Are the great running magazines dying?

News broke this week that Marathon and Beyond will cease publication after it issues its December 2015 edition. The magazine occupied an interesting niche in the marketplace, opting for long-form articles that delved more deeply into the subject matter - whether it was a particular marathon or training story - than the quick blurbs that appear elsewhere.  The reason editor Richard Benyo offered was the transition in the readership from a print-based clientele to the digital consumer. While they still maintained a core of people who loved the magazine, the total numbers eroded year-by-year to the point where the magazine was no longer a viable business concern.

They aren't alone in feeling the pinch. Last year,  Running Times, my favorite magazine, announced that they were cutting their offering from ten issues per year to six. Even Runner's World is cutting, going from twelve to eleven this year.

To anyone watching the state of American newspapers, or the rise of indie publishing, this comes as no real surprise, though it is sad. The magazines, as with the newspapers, have yet to figure out how to fully monetize their content. Indeed, by publishing their content to the websites, often within days of the print version arriving at the subscriber's home, they actively devalue their business.

“We feel its [Marathon and Beyond] decline can be attributed to the move (especially among younger runners) to digital formats while at the same time the traditional long attention span of the running demographic has been undermined by new media,” Banyo wrote to Runner's World.
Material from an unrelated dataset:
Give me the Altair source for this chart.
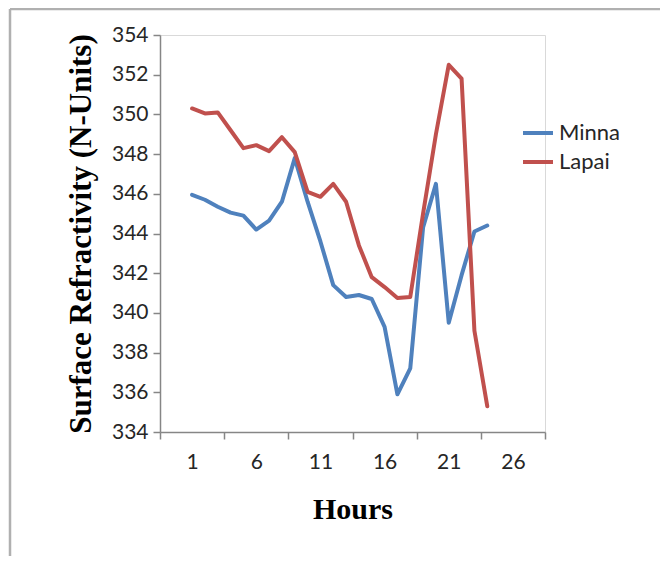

The digital formats share several things in common. First, and most importantly to the readers, it is free. Why should they wait for a print copy that they eventually will throw away, when they can have the same information, plus save ten bucks a year? Efforts at establishing firewalls work only when the content is so unique that readers willingly pay for it. In the case of the running mags, they don't have that quality. Much of the material that they publish is regurgitated from past issues. Want to know how to run a faster 5K? Google it (or Bing, which is what I use) and you get 18 million results. The best nutrition for a runner? 8 million, with two of the top ten linking to Runner's World articles. Which leads us to the second problem . . .

The internet is forever. All those articles will be there long after the magazines fail. In fact, it's fun to compare articles from five years ago to today's - the similarities are striking. When the magazines turned over subscriber bases, they did so on about a two year cycle, making it advantageous to rerun the same types of articles because the newest readers would not recognize the repetition. That's no longer the case.

Another part of the M&B statement interested me: that the attention span of the newest readers degraded to 140 characters. This leads to quick 250 words bits of fluff that do little more than announce a study or give a headline. At the websites, you can see the transition to this in the manner that they lay out the articles. A picture, a headline, one sentence of information. I would love to know the click-through rates.

None of this is good news for the running magazines (and they aren't alone.) For books, though, the dynamic is different. The disintermediation that is taking place makes it more advantageous to write books, especially those that approach the subject from a different angle.

Thus, we see more memoirs of runners appearing, from Nick Symmond's Life Outside the Oval Office to Rand Mitzner's Thirty-three Years of Running in Circles to Dave Clark's Out There. In Running: A Long-distance Love Affair, Shawn Hacking added the sound track to follow the story. JOCK: a memoir of the counter-culture, by Robert Coe, puts the history of the sixties into the context of his running career at Stanford.

Jack Welch put together a collection of his work from Running Magazine in When Running Was Young and So Were We, as we take a look back at the golden era of American running.

 There's always been a wealth of how-to's in running, but I wonder how much longer they will continue without any real changes in the underlying science. Some will continue to proliferate, mostly on the basis of athlete celebrity, but with the same information available for free, the need for them diminishes by the day.

In the fiction category, we see a little movement, too. There are, of course, my two books and more on the way. Bill Kenley put out High School Runner: Freshman. John Parker put out the wonderful Racing the Rain to complete the Quenton Cassidy saga.

While it looks bleak for the magazines, the future seems bright for authors of longer works. I've queried a dozen magazine for articles from Kenya, with no replies. While it would be nice to have a paying gig while I'm there, the raw material for the articles (there were about four different takes on Kenya that I wanted to explore) can still be used for a book or two. Plus the fiction that I'll generate from the trip.

I'm sad to see M&B go, but the running world will still have its own literature. It might be tweet length and book length with little in-between, but as long as there are runners who are also creators, we'll find a way to communicate.